Given information:
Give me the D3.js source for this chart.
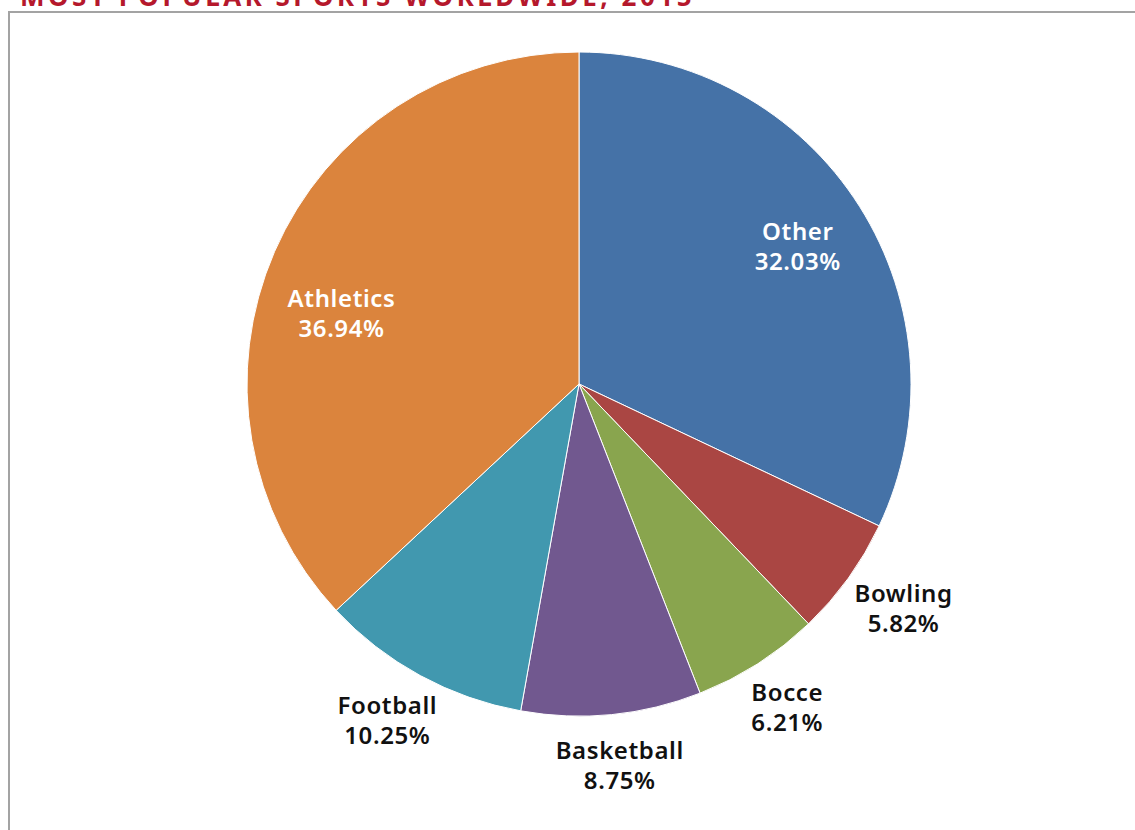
<!DOCTYPE html>
<html>
<head>
<meta charset="utf-8">
<script src="https://cdn.jsdelivr.net/npm/d3@7"></script>
<style>
  html, body { margin: 0; padding: 0; background: #fff; }
  svg { display: block; }
</style>
</head>
<body>
<svg id="chart" width="1135" height="830"></svg>
<script>
// Share of fans by sport, clockwise from 12 o'clock
const sports = ["Other", "Bowling", "Bocce", "Basketball", "Football", "Athletics"];
const shares = [32.03, 5.82, 6.21, 8.75, 10.25, 36.94];
const sliceColors = ["#4572a7", "#aa4643", "#89a54e", "#71588f", "#4198af", "#db843d"];
const insideLabels = ["Other", "Athletics"];
const chartTitle = "MOST POPULAR SPORTS WORLDWIDE, 2015";

const W = 1135, H = 830;
const cx = 579, cy = 384, R = 332;
const svg = d3.select("#chart");
const font = "'Noto Sans', 'Open Sans', sans-serif";

// Title, partly above the top edge of the page
svg.append("text")
  .attr("x", 20).attr("y", 6)
  .attr("fill", "#b5182c")
  .attr("font-family", font)
  .attr("font-weight", 700)
  .attr("font-size", 26)
  .attr("letter-spacing", 3.5)
  .text(chartTitle);

// Panel frame
svg.append("rect")
  .attr("x", 9).attr("y", 12)
  .attr("width", W + 20).attr("height", H + 20)
  .attr("fill", "none")
  .attr("stroke", "#a3a3a3")
  .attr("stroke-width", 2);

const data = sports.map((s, i) => ({ sport: s, value: shares[i], color: sliceColors[i] }));
const pie = d3.pie().sort(null).value(d => d.value);
const arcs = pie(data);
const arc = d3.arc().innerRadius(0).outerRadius(R);

const g = svg.append("g").attr("transform", `translate(${cx},${cy})`);

g.selectAll("path.slice")
  .data(arcs)
  .enter().append("path")
  .attr("class", "slice")
  .attr("d", arc)
  .attr("fill", d => d.data.color)
  .attr("stroke", "#fff")
  .attr("stroke-width", 1)
  .attr("stroke-linejoin", "round");

// Labels: two lines, name and percentage
const inArc = d3.arc().innerRadius(R * 0.78).outerRadius(R * 0.78);
const outR = R + 19;

const labels = g.selectAll("g.label")
  .data(arcs)
  .enter().append("g")
  .attr("class", "label");

labels.each(function(d) {
  const inside = insideLabels.includes(d.data.sport);
  const t = d3.select(this).append("text")
    .attr("text-anchor", "middle")
    .attr("font-family", font)
    .attr("font-weight", 600)
    .attr("font-size", 24)
    .attr("letter-spacing", 0.6)
    .attr("fill", inside ? "#ffffff" : "#111111");
  t.append("tspan").attr("x", 0).attr("y", 0).text(d.data.sport);
  t.append("tspan").attr("x", 0).attr("y", 30).text(d3.format(".2f")(d.value) + "%");

  const bb = this.getBBox();
  const mid = (d.startAngle + d.endAngle) / 2;
  const sx = Math.sin(mid), sy = -Math.cos(mid);
  let px, py;
  if (inside) {
    // inside labels sit a little lower on the left half, where the text hangs below the centroid
    [px, py] = inArc.centroid(d);
    if (sx < 0) py += bb.height / 2;
  } else {
    px = outR * sx + (bb.width / 2) * sx;
    py = outR * sy + (bb.height / 2) * sy;
  }
  const ox = px - (bb.x + bb.width / 2);
  const oy = py - (bb.y + bb.height / 2);
  d3.select(this).attr("transform", `translate(${ox},${oy})`);
});
</script>
</body>
</html>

Task description: Pick out every line holding the string "this" and return it.

Output of the exercise:
Give me the D3.js source for this chart.
  const t = d3.select(this).append("text")
  const bb = this.getBBox();
  d3.select(this).attr("transform", `translate(${ox},${oy})`);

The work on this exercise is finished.